Source code of charts:
%%

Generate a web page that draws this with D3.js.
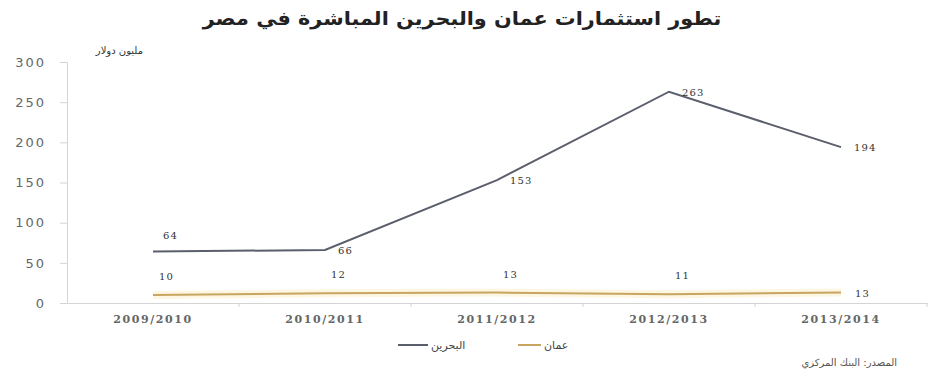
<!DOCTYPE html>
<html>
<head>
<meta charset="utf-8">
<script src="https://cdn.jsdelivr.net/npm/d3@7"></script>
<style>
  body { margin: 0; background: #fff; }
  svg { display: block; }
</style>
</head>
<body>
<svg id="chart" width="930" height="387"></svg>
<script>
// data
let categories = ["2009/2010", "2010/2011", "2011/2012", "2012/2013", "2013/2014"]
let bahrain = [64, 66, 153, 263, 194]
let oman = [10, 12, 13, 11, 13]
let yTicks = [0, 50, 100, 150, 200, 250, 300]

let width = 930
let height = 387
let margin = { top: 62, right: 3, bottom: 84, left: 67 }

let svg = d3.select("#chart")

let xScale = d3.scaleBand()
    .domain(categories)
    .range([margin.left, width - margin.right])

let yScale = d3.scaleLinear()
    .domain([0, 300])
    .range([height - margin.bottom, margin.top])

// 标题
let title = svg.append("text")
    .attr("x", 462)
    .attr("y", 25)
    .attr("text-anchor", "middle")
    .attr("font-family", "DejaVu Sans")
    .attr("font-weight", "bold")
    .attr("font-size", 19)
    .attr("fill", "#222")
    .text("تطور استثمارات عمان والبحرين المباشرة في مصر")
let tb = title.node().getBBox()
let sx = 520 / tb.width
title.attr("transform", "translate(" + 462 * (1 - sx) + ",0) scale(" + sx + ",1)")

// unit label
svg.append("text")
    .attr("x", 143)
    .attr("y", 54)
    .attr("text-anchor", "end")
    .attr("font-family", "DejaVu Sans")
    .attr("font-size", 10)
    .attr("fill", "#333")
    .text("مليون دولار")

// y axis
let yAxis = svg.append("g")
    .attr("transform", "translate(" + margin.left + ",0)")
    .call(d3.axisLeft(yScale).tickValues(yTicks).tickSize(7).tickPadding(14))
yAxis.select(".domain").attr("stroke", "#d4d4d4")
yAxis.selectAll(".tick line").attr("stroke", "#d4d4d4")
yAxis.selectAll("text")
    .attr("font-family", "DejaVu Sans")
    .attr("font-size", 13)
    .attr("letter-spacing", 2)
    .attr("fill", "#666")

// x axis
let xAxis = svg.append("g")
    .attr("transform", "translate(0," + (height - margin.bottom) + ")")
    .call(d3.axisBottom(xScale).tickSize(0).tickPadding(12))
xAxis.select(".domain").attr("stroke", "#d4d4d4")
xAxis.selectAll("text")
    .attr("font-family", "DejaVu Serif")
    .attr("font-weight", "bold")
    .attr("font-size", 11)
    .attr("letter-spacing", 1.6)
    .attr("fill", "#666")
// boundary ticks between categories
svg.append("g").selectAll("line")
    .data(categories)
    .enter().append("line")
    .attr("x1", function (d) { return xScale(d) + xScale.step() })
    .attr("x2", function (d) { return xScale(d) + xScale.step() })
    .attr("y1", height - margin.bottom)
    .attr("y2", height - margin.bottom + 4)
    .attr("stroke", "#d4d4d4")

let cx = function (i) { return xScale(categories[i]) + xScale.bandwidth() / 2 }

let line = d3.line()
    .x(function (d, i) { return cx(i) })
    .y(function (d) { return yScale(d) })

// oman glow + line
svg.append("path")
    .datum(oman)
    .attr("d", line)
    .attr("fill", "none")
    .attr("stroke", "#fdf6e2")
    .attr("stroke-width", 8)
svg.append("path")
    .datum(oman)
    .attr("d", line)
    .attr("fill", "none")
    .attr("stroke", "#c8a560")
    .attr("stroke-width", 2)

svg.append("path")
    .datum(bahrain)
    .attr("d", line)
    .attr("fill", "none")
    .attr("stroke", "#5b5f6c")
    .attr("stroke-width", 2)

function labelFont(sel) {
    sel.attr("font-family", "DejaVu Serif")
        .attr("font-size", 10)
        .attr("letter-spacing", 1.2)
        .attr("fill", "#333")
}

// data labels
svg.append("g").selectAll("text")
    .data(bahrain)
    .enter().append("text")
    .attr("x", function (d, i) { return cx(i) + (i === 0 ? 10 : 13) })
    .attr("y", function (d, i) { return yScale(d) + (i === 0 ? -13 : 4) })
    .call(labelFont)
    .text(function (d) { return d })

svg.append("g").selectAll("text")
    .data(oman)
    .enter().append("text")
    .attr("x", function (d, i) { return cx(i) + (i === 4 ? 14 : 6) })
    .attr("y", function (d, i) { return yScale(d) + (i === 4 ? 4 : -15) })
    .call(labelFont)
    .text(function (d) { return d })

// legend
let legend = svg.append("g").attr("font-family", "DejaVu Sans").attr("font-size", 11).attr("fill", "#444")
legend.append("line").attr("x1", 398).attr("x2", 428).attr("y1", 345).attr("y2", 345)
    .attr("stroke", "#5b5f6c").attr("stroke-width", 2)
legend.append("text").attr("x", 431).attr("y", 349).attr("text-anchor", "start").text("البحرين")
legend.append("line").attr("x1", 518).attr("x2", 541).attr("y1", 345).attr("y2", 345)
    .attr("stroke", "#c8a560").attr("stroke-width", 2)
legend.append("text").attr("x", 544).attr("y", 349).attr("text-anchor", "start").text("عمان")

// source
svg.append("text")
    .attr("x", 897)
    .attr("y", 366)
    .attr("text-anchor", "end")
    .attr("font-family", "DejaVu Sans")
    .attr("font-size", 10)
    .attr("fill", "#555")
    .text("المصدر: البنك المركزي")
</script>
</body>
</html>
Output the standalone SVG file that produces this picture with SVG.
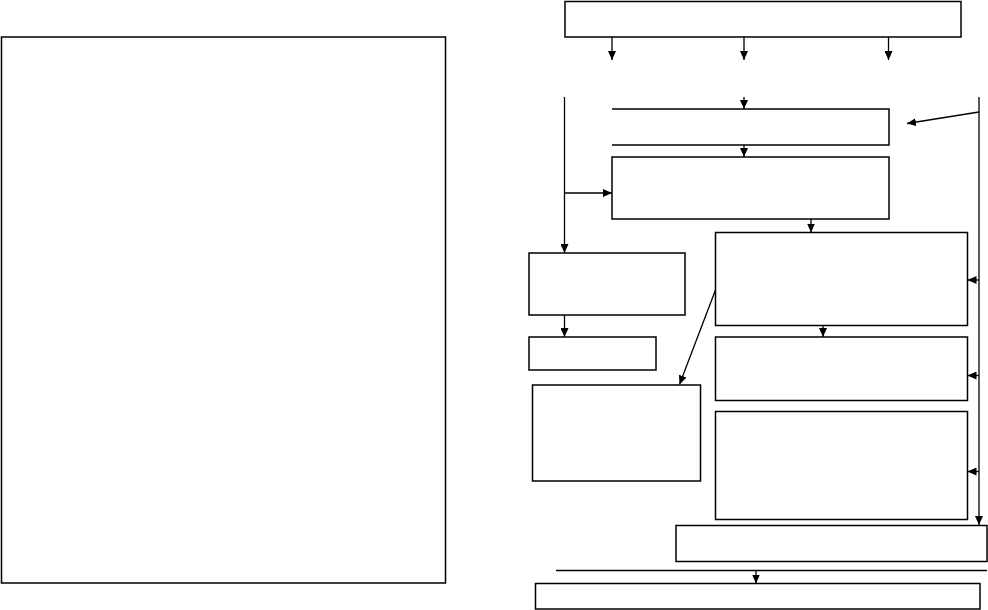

%%

■ **EXERCISE INSTRUCTIONS**: Set down every entry word for word, but omit the pictures.

■ **EXERCISE RESULT**:
Generate a web page that draws this with D3.js.
<!DOCTYPE html>
<html>
<head>
<meta charset="utf-8">
<script src="https://cdn.jsdelivr.net/npm/d3@7"></script>
<style>
  body { margin: 0; background: #fff; }
  svg { display: block; }
</style>
</head>
<body>
<svg id="chart" width="930" height="387"></svg>
<script>
// data
let categories = ["2009/2010", "2010/2011", "2011/2012", "2012/2013", "2013/2014"]
let bahrain = [64, 66, 153, 263, 194]
let oman = [10, 12, 13, 11, 13]
let yTicks = [0, 50, 100, 150, 200, 250, 300]

let width = 930
let height = 387
let margin = { top: 62, right: 3, bottom: 84, left: 67 }

let svg = d3.select("#chart")

let xScale = d3.scaleBand()
    .domain(categories)
    .range([margin.left, width - margin.right])

let yScale = d3.scaleLinear()
    .domain([0, 300])
    .range([height - margin.bottom, margin.top])

// 标题
let title = svg.append("text")
    .attr("x", 462)
    .attr("y", 25)
    .attr("text-anchor", "middle")
    .attr("font-family", "DejaVu Sans")
    .attr("font-weight", "bold")
    .attr("font-size", 19)
    .attr("fill", "#222")
    .text("تطور استثمارات عمان والبحرين المباشرة في مصر")
let tb = title.node().getBBox()
let sx = 520 / tb.width
title.attr("transform", "translate(" + 462 * (1 - sx) + ",0) scale(" + sx + ",1)")

// unit label
svg.append("text")
    .attr("x", 143)
    .attr("y", 54)
    .attr("text-anchor", "end")
    .attr("font-family", "DejaVu Sans")
    .attr("font-size", 10)
    .attr("fill", "#333")
    .text("مليون دولار")

// y axis
let yAxis = svg.append("g")
    .attr("transform", "translate(" + margin.left + ",0)")
    .call(d3.axisLeft(yScale).tickValues(yTicks).tickSize(7).tickPadding(14))
yAxis.select(".domain").attr("stroke", "#d4d4d4")
yAxis.selectAll(".tick line").attr("stroke", "#d4d4d4")
yAxis.selectAll("text")
    .attr("font-family", "DejaVu Sans")
    .attr("font-size", 13)
    .attr("letter-spacing", 2)
    .attr("fill", "#666")

// x axis
let xAxis = svg.append("g")
    .attr("transform", "translate(0," + (height - margin.bottom) + ")")
    .call(d3.axisBottom(xScale).tickSize(0).tickPadding(12))
xAxis.select(".domain").attr("stroke", "#d4d4d4")
xAxis.selectAll("text")
    .attr("font-family", "DejaVu Serif")
    .attr("font-weight", "bold")
    .attr("font-size", 11)
    .attr("letter-spacing", 1.6)
    .attr("fill", "#666")
// boundary ticks between categories
svg.append("g").selectAll("line")
    .data(categories)
    .enter().append("line")
    .attr("x1", function (d) { return xScale(d) + xScale.step() })
    .attr("x2", function (d) { return xScale(d) + xScale.step() })
    .attr("y1", height - margin.bottom)
    .attr("y2", height - margin.bottom + 4)
    .attr("stroke", "#d4d4d4")

let cx = function (i) { return xScale(categories[i]) + xScale.bandwidth() / 2 }

let line = d3.line()
    .x(function (d, i) { return cx(i) })
    .y(function (d) { return yScale(d) })

// oman glow + line
svg.append("path")
    .datum(oman)
    .attr("d", line)
    .attr("fill", "none")
    .attr("stroke", "#fdf6e2")
    .attr("stroke-width", 8)
svg.append("path")
    .datum(oman)
    .attr("d", line)
    .attr("fill", "none")
    .attr("stroke", "#c8a560")
    .attr("stroke-width", 2)

svg.append("path")
    .datum(bahrain)
    .attr("d", line)
    .attr("fill", "none")
    .attr("stroke", "#5b5f6c")
    .attr("stroke-width", 2)

function labelFont(sel) {
    sel.attr("font-family", "DejaVu Serif")
        .attr("font-size", 10)
        .attr("letter-spacing", 1.2)
        .attr("fill", "#333")
}

// data labels
svg.append("g").selectAll("text")
    .data(bahrain)
    .enter().append("text")
    .attr("x", function (d, i) { return cx(i) + (i === 0 ? 10 : 13) })
    .attr("y", function (d, i) { return yScale(d) + (i === 0 ? -13 : 4) })
    .call(labelFont)
    .text(function (d) { return d })

svg.append("g").selectAll("text")
    .data(oman)
    .enter().append("text")
    .attr("x", function (d, i) { return cx(i) + (i === 4 ? 14 : 6) })
    .attr("y", function (d, i) { return yScale(d) + (i === 4 ? 4 : -15) })
    .call(labelFont)
    .text(function (d) { return d })

// legend
let legend = svg.append("g").attr("font-family", "DejaVu Sans").attr("font-size", 11).attr("fill", "#444")
legend.append("line").attr("x1", 398).attr("x2", 428).attr("y1", 345).attr("y2", 345)
    .attr("stroke", "#5b5f6c").attr("stroke-width", 2)
legend.append("text").attr("x", 431).attr("y", 349).attr("text-anchor", "start").text("البحرين")
legend.append("line").attr("x1", 518).attr("x2", 541).attr("y1", 345).attr("y2", 345)
    .attr("stroke", "#c8a560").attr("stroke-width", 2)
legend.append("text").attr("x", 544).attr("y", 349).attr("text-anchor", "start").text("عمان")

// source
svg.append("text")
    .attr("x", 897)
    .attr("y", 366)
    .attr("text-anchor", "end")
    .attr("font-family", "DejaVu Sans")
    .attr("font-size", 10)
    .attr("fill", "#555")
    .text("المصدر: البنك المركزي")
</script>
</body>
</html>
Output the standalone SVG file that produces this picture with SVG.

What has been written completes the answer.